Traumatic brain injuries linked to depression
In the year after a traumatic brain injury, roughly half of survivors will likely experience a bout of clinical depression — a rate almost eight times higher than that found in the general population, a study published Tuesday in the Journal of the American Medical Assn. has found.
And those whose head trauma was followed by depression reported significantly more pain, greater mobility problems and more difficulty carrying out their usual responsibilities than those who were not plagued by post-injury depression.
Traumatic brain injury, or TBI, is sometimes called concussion. An estimated 1.5 million Americans yearly sustain such a brain injury, often marked by subtle symptoms — including personality changes, problems of memory and concentration, headaches and mood disturbances. For most, the effects of a head trauma will clear within a year. But many have more lasting effects. For at least 80,000 people a year, major disability will persist.
The 559 participants in this study had all come to a trauma center in the Seattle area with head injuries, signs of brain trauma that could be detected by a CT scan and at least a few complications — including loss of consciousness or disorientation. Over the next six months, and then again at eight, 10 and 12 months after each participant’s injury, researchers conducted a detailed telephone interview to gauge his or her mood and ability to function.
The researchers, from the University of Washington, said the result probably yielded a conservative picture of how many suffered from depression.
David Hovda, a neurobiologist at the UCLA Brain Injury Research Center, said the study made clear what clinicians had long suspected: “Major depressive disorder can have severe consequences for recovery from TBI.”

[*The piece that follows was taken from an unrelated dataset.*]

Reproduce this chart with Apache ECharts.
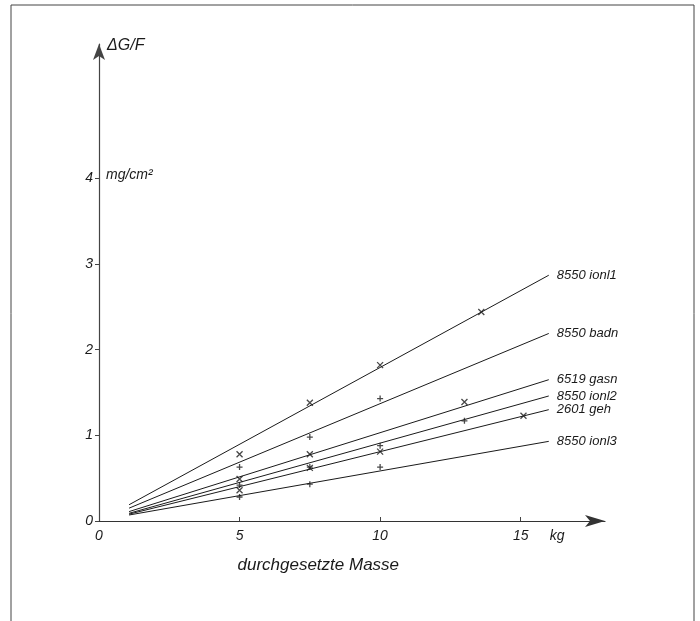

But the study didn’t explore some important distinctions, said Hovda, who was not involved in the research. Among those distinctions are whether repeated concussions, like those suffered by some U.S. troops and athletes, might make depression more likely than with a single, severe brain trauma.
The study included participants whose injuries ranged widely in severity. But the measures that physicians use to diagnose the severity of brain injury were not very good predictors of whether a survivor would go on to suffer depression. The grievously injured had slightly higher rates of depression, yet those thought to have had relatively mild or moderate injuries were nearly as likely as those with the most serious brain traumas to suffer subsequent depression.
Brain-injury survivors who were depressed near or at the time of their accidents, who had suffered post-traumatic stress disorder or had any other past psychiatric diagnosis, and those who were intoxicated on cocaine or methamphetamine had far higher rates of post-injury depression.
And victims were more likely to report depressive symptoms after their injury if they fit any of the following categories: they were African American, had not completed high school or their injury was caused by violence (as opposed to a vehicular crash, fall or recreational injury). Also, those who were engaged in litigation associated with their injury were more likely to be depressed (65.5% versus 52.2%) than those who were not.